### Data lines
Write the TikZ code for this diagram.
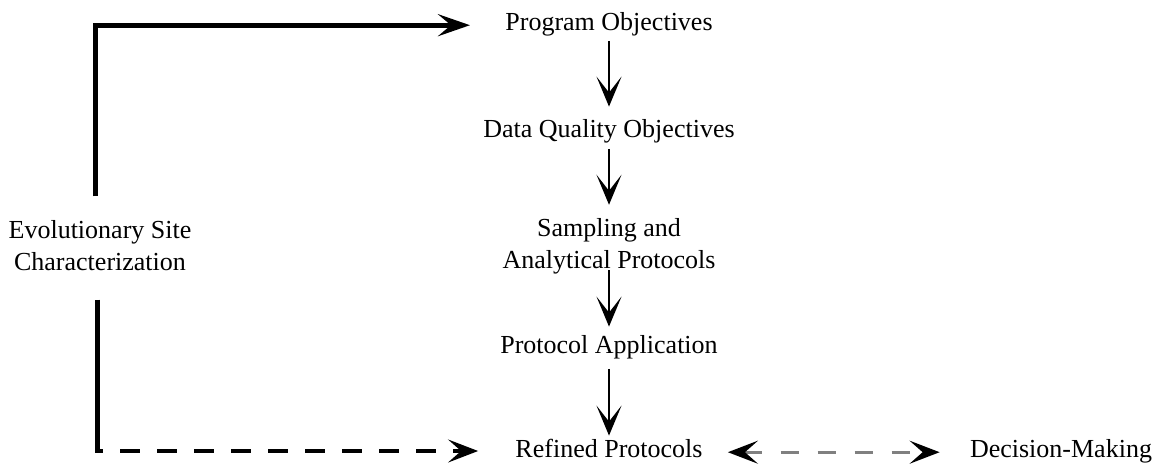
\documentclass[tikz,border=0pt]{standalone}
\usepackage{fontspec}
\setmainfont{Liberation Serif}
\usetikzlibrary{arrows.meta}
\begin{document}
\begin{tikzpicture}[x=0.5pt,y=-0.5pt,
every node/.style={%
inner sep=0pt,
anchor=base,
font=\fontsize{13}{16}\selectfont,
},
lbl/.style={text height=0.7em,text depth=0.22em},
txt/.style={align=center,anchor=center},
arw/.style={-{Stealth[length=15pt,width=12.5pt,inset=8pt]},line width=1.1pt},
thk/.style={line width=2.5pt},
thkarw/.style={-{Stealth[length=16pt,width=11pt,inset=6.5pt]},line width=2.5pt},
dsh/.style={-{Stealth[length=15pt,width=11.5pt,inset=6.5pt]},line width=1.8pt,dash pattern=on 10pt off 8.5pt,dash phase=7pt},
gry/.style={{Stealth[length=15pt,width=11.5pt,inset=6.5pt,black]}-{Stealth[length=15pt,width=11.5pt,inset=6.5pt,black]},draw=gray,line width=1.4pt,dash pattern=on 9pt off 9.5pt}
]
\useasboundingbox(0,0)rectangle(1159,466);
\node[lbl]at(609,30)(po){Program Objectives};
\node[lbl]at(609,137)(dqo){Data Quality Objectives};
\node[txt]at(609,246)(sap){Sampling and\\Analytical Protocols};
\node[lbl]at(609,353)(pa){Protocol Application};
\node[lbl]at(609,457)(rp){Refined Protocols};
\node[lbl]at(1061,457)(dm){Decision-Making};
\node[txt]at(100,246)(esc){Evolutionary Site\\Characterization};
\coordinate(bc)at(97,451);
\draw[arw,shorten <=3pt,shorten >=8pt](po)--(dqo);
\draw[arw,shorten <=3.5pt,shorten >=6.5pt](dqo)--(sap);
\draw[arw,shorten <=-2pt,shorten >=6pt](sap)--(pa);
\draw[arw,shorten <=5.5pt,shorten >=3.5pt](pa)--(rp);
\draw[thkarw,shorten <=12pt,shorten >=17.5pt]([xshift=-2.5pt]esc.north)|-(po.west);
\draw[thk,shorten <=14pt,shorten >=-0.9pt](esc.south-|bc)--(bc);
\draw[dsh,shorten >=18.5pt](bc)--(bc-|rp.west);
\draw[gry,shorten <=12.5pt,shorten >=15pt](rp.east)--(dm.west);
\end{tikzpicture}
\end{document}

### Task brief
Reproduce the whole listing exactly, but not the images in it.

### Final result
Write the TikZ code for this diagram.
\documentclass[tikz,border=0pt]{standalone}
\usepackage{fontspec}
\setmainfont{Liberation Serif}
\usetikzlibrary{arrows.meta}
\begin{document}
\begin{tikzpicture}[x=0.5pt,y=-0.5pt,
every node/.style={%
inner sep=0pt,
anchor=base,
font=\fontsize{13}{16}\selectfont,
},
lbl/.style={text height=0.7em,text depth=0.22em},
txt/.style={align=center,anchor=center},
arw/.style={-{Stealth[length=15pt,width=12.5pt,inset=8pt]},line width=1.1pt},
thk/.style={line width=2.5pt},
thkarw/.style={-{Stealth[length=16pt,width=11pt,inset=6.5pt]},line width=2.5pt},
dsh/.style={-{Stealth[length=15pt,width=11.5pt,inset=6.5pt]},line width=1.8pt,dash pattern=on 10pt off 8.5pt,dash phase=7pt},
gry/.style={{Stealth[length=15pt,width=11.5pt,inset=6.5pt,black]}-{Stealth[length=15pt,width=11.5pt,inset=6.5pt,black]},draw=gray,line width=1.4pt,dash pattern=on 9pt off 9.5pt}
]
\useasboundingbox(0,0)rectangle(1159,466);
\node[lbl]at(609,30)(po){Program Objectives};
\node[lbl]at(609,137)(dqo){Data Quality Objectives};
\node[txt]at(609,246)(sap){Sampling and\\Analytical Protocols};
\node[lbl]at(609,353)(pa){Protocol Application};
\node[lbl]at(609,457)(rp){Refined Protocols};
\node[lbl]at(1061,457)(dm){Decision-Making};
\node[txt]at(100,246)(esc){Evolutionary Site\\Characterization};
\coordinate(bc)at(97,451);
\draw[arw,shorten <=3pt,shorten >=8pt](po)--(dqo);
\draw[arw,shorten <=3.5pt,shorten >=6.5pt](dqo)--(sap);
\draw[arw,shorten <=-2pt,shorten >=6pt](sap)--(pa);
\draw[arw,shorten <=5.5pt,shorten >=3.5pt](pa)--(rp);
\draw[thkarw,shorten <=12pt,shorten >=17.5pt]([xshift=-2.5pt]esc.north)|-(po.west);
\draw[thk,shorten <=14pt,shorten >=-0.9pt](esc.south-|bc)--(bc);
\draw[dsh,shorten >=18.5pt](bc)--(bc-|rp.west);
\draw[gry,shorten <=12.5pt,shorten >=15pt](rp.east)--(dm.west);
\end{tikzpicture}
\end{document}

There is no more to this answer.